Commodities hit 13-year lows on Monday as metals markets crashed but a steady close in oil and higher grains markets helped a key sector benchmark settle off the day's trough. Copper and nickel prices fell to multi-year lows, forcing the Thomson Reuters/Core Commodity CRB Index to its lowest levels since November 2002.
The 19-commodity index, however, managed to settle just slightly lower after tracking oil's steady finish, which came on the back of a pledge by Saudi Arabia to work toward crude price stability.
Grains from soybeans to wheat and corn also rose on better physical demand and technical buying, limiting the downside in commodities.
Benchmark Brent oil settled up 17 cents at $45.83 a barrel after Saudi Arabia said it will work with other oil producers and exporters to try and keep prices supported amid a global crude glut.
The Saudis and other big OPEC oil producers have made such pledges before. But instead of cutting production, they have ramped up output to fight for market share, causing crude prices to halve over the past year.
While the latest Saudi statement was greeted with mixed enthusiasm and skepticism, it lifted oil off its lows, helping the CRB's recovery.
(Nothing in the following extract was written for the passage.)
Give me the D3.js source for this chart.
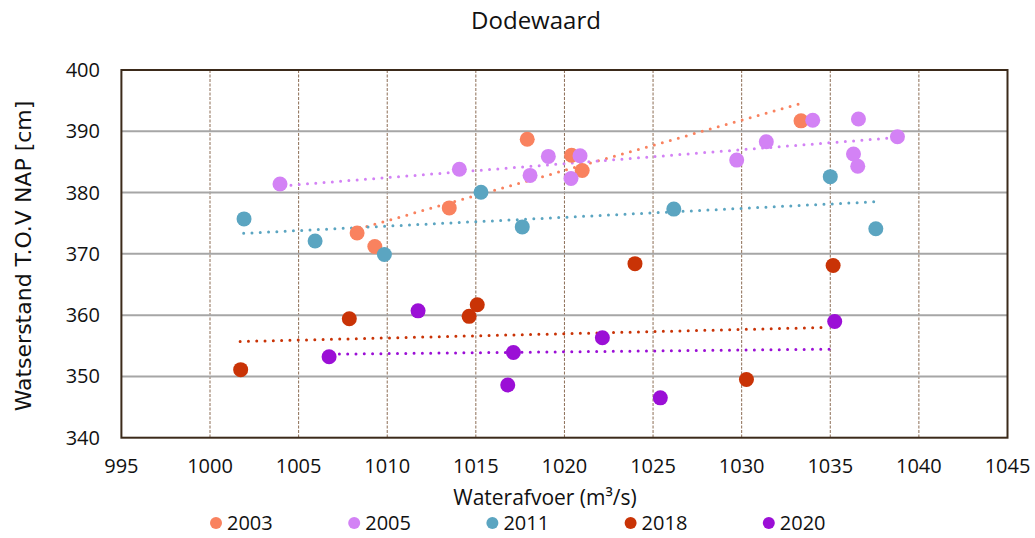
<!DOCTYPE html>
<html>
<head>
<meta charset="utf-8">
<style>
body { margin: 0; background: #fff; }
text { font-family: "Open Sans", "Noto Sans", sans-serif; fill: #111; }
.grid-h line { stroke: #a6a6a6; stroke-width: 2; }
.grid-v line { stroke: #8c6d55; stroke-width: 1; stroke-dasharray: 3 1.5; }
.trend { fill: none; stroke-width: 3; stroke-linecap: round; stroke-dasharray: 0 8.3; }
</style>
</head>
<body>
<svg width="1035" height="538"></svg>
<script src="https://d3js.org/d3.v7.min.js"></script>
<script>
var years = ["2003", "2005", "2011", "2018", "2020"];
var colors = ["#f9825f", "#d382f5", "#5ba5c1", "#c93306", "#9b0fd6"];

// afvoer (x) en waterstand (y) per jaar
var x2003 = [1017.9, 1013.5, 1008.3, 1009.3, 1020.4, 1021.0, 1033.35];
var y2003 = [388.7, 377.5, 373.4, 371.2, 386.1, 383.6, 391.7];
var x2005 = [1003.95, 1014.07, 1018.06, 1019.09, 1020.88, 1020.37, 1029.72, 1031.39, 1034.01, 1036.59, 1036.31, 1036.55, 1038.79];
var y2005 = [381.4, 383.8, 382.8, 385.9, 386.0, 382.3, 385.3, 388.3, 391.8, 392.0, 386.3, 384.3, 389.1];
var x2011 = [1001.92, 1005.93, 1009.84, 1015.29, 1017.62, 1026.17, 1035.0, 1037.57];
var y2011 = [375.7, 372.1, 369.9, 380.05, 374.4, 377.3, 382.6, 374.1];
var x2018 = [1001.73, 1007.86, 1014.62, 1015.08, 1023.98, 1030.27, 1035.16];
var y2018 = [351.1, 359.4, 359.8, 361.7, 368.4, 349.5, 368.1];
var x2020 = [1006.72, 1011.74, 1017.12, 1016.80, 1022.14, 1025.41, 1035.25];
var y2020 = [353.2, 360.7, 353.9, 348.6, 356.3, 346.5, 358.95];

var trendX0 = [1008.4, 1004.1, 1001.9, 1001.7, 1007.3];
var trendY0 = [374.1, 381.1, 373.35, 355.7, 353.65];
var trendX1 = [1033.4, 1038.6, 1037.5, 1034.9, 1035.2];
var trendY1 = [394.6, 388.95, 378.5, 358.0, 354.45];

var xTicks = d3.range(995, 1046, 5);
var yTicks = d3.range(340, 401, 10);

var xs = [x2003, x2005, x2011, x2018, x2020];
var ys = [y2003, y2005, y2011, y2018, y2020];

var svg = d3.select("svg");

var x = d3.scaleLinear().domain([995, 1045]).range([121.4, 1007.5]);
var y = d3.scaleLinear().domain([340, 400]).range([437.7, 70]);

// rasterlijnen
svg.append("g").attr("class", "grid-v")
  .selectAll("line").data(xTicks.slice(1, -1)).enter().append("line")
    .attr("x1", d => x(d)).attr("x2", d => x(d))
    .attr("y1", y(400)).attr("y2", y(340));

svg.append("g").attr("class", "grid-h")
  .selectAll("line").data(yTicks.slice(1, -1)).enter().append("line")
    .attr("x1", x(995)).attr("x2", x(1045))
    .attr("y1", d => y(d)).attr("y2", d => y(d));

svg.append("rect")
  .attr("x", x(995)).attr("y", y(400))
  .attr("width", x(1045) - x(995)).attr("height", y(340) - y(400))
  .attr("fill", "none").attr("stroke", "#3b2a1a").attr("stroke-width", 2);

var line = d3.line().x(d => x(d[0])).y(d => y(d[1]));

years.forEach(function(yr, k) {
  svg.append("path").attr("class", "trend")
    .attr("stroke", colors[k])
    .attr("d", line([[trendX0[k], trendY0[k]], [trendX1[k], trendY1[k]]]));
});

years.forEach(function(yr, k) {
  svg.append("g").selectAll("circle")
    .data(xs[k].map((v, i) => [v, ys[k][i]]))
    .enter().append("circle")
      .attr("cx", d => x(d[0])).attr("cy", d => y(d[1]))
      .attr("r", 7.5).attr("fill", colors[k]);
});

// as-labels
svg.append("g").selectAll("text").data(xTicks).enter().append("text")
  .attr("x", d => x(d)).attr("y", 473)
  .attr("text-anchor", "middle").attr("font-size", 20)
  .text(d => d);

svg.append("g").selectAll("text").data(yTicks).enter().append("text")
  .attr("x", 100).attr("y", d => y(d) + 7)
  .attr("text-anchor", "end").attr("font-size", 20)
  .text(d => d);

svg.append("text")
  .attr("x", 536).attr("y", 29)
  .attr("text-anchor", "middle").attr("font-size", 24)
  .text("Dodewaard");

svg.append("text")
  .attr("x", 545).attr("y", 505)
  .attr("text-anchor", "middle").attr("font-size", 21)
  .text("Waterafvoer (m³/s)");

svg.append("text")
  .attr("transform", "translate(31,256) rotate(-90)")
  .attr("text-anchor", "middle").attr("font-size", 22)
  .style("font-family", "'DejaVu Sans', sans-serif")
  .text("Watserstand T.O.V NAP [cm]");

// legenda
var leg = svg.append("g").selectAll("g").data(years).enter().append("g")
  .attr("transform", (d, i) => "translate(" + (216 + i * 138.2) + ",523)");
leg.append("circle").attr("r", 6).attr("fill", (d, i) => colors[i]);
leg.append("text").attr("x", 11).attr("y", 7).attr("font-size", 20).text(d => d);
</script>
</body>
</html>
Brent, and U.S. crude, eventually settled little changed.
US soybeans rebounded on technical buying and short covering after hitting a 6-1/2-year low following the weekend election in Argentina of a president who has promised to cut export taxes and boost production.
Corn and wheat prices rebounded from earlier losses on the Chicago Board of Trade.
Base metals settled near multi-year lows hit while gold traded close to a 6-1/2-year trough.
On the London Metal Exchange, benchmark three-month copper hit a low of $4,444 a ton, before recovering to end two per cent down at $4,490.
LME nickel slid more than 6% to a 2003 low, hitting $8,175 a ton, and trading last at $8,335. Zinc slid 3% to $1,519, having dropped below $1,500 last week, the first time since 2009. Losses in nickel and zinc reflect weakness in China's steel sector.